Administration Reveals Potential Pub Re-Design
“The Pub is a special building to Sarah Lawrence. It’s unique,” noted Vice President for Finance and Operations Steve Schafer during the Nov. 21 meeting intended to discuss possible uses for the Siegel Center, also known as the Pub, following the opening of the Barbara Walters Campus Center.
Stephen Schafer, Vice President for Finance and Operations revealed a tentative plan designed by New York architecture firm Davis Brody Bond. According to this potential design, the space formerly occupied by AVI’s grab-and-go food option would become a social seating area, which would include a Kosher kitchen facility available to all students. Behind the former eatery, where AVI’s kitchen facilities used to be, would be renovated and become a new home for Common Ground.
The adjacent seating area would be converted into offices for the Office of Diversity, Equity, and Inclusion. The North Room would become the LGBTQIA+ space, and the Newsroom, accessible via stairs around the back of the building, would become the new Spiritual Space. Administrators are aware of the Newsroom’s accessibility issues, and said that public events will be held in the Pub’s main area. The storage area attached to the back loading dock of the building, which faces Mead Way, will become the new Food Sharing Space.
“Right now we're in a conceptual phase looking for feedback about the functions and use of this space,” said Schafer. “We're really focused on the sharing of this space and the idea of the synergies that can be created by having these group spaces at the center of campus.”
The switch will only benefit most identity groups, said Ronnie Benion, Assistant Director of Diversity, Equity and Inclusion, who stressed that “every identity space would be gaining in square footage.”
Schafer explained that this move aims to shift the focus of student activities and clubs to the center of campus.

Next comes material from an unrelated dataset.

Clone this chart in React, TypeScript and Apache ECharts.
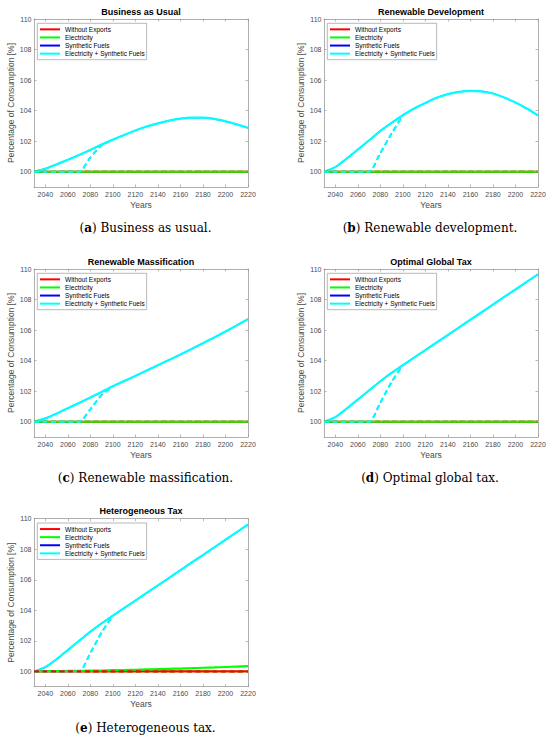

Locating them close together would make the area surrounding Glen Washington Road “very central to everything that happens, and starts to create an energy, or a density of student functions and student activities,” said Schafer. Likewise, the possibility of moving faculty offices and classrooms to the vacated spaces in the Bates building “further reinforces that area of campus as an academic space.”
Schafer also confirmed that the administration would eventually like to move WSLC’s broadcasting room and the A*SPACE gallery from Bates to somewhere more centrally located eventually, but has no current plans to do so.
“We'd like to get the campus engaged in this process and it'd be really great to hear from students,” said Amada Sandoval, Associate Dean of Engagement, Diversity, Equity and Inclusion. Under the new plan, Sandoval’s office, currently in Bates, would move to the Pub. “This is something that a lot of people have worked to make happen.”
The next meeting regarding new uses for the Pub will be held on December 6th, at 1pm in PAC 1. All community members are encouraged to attend.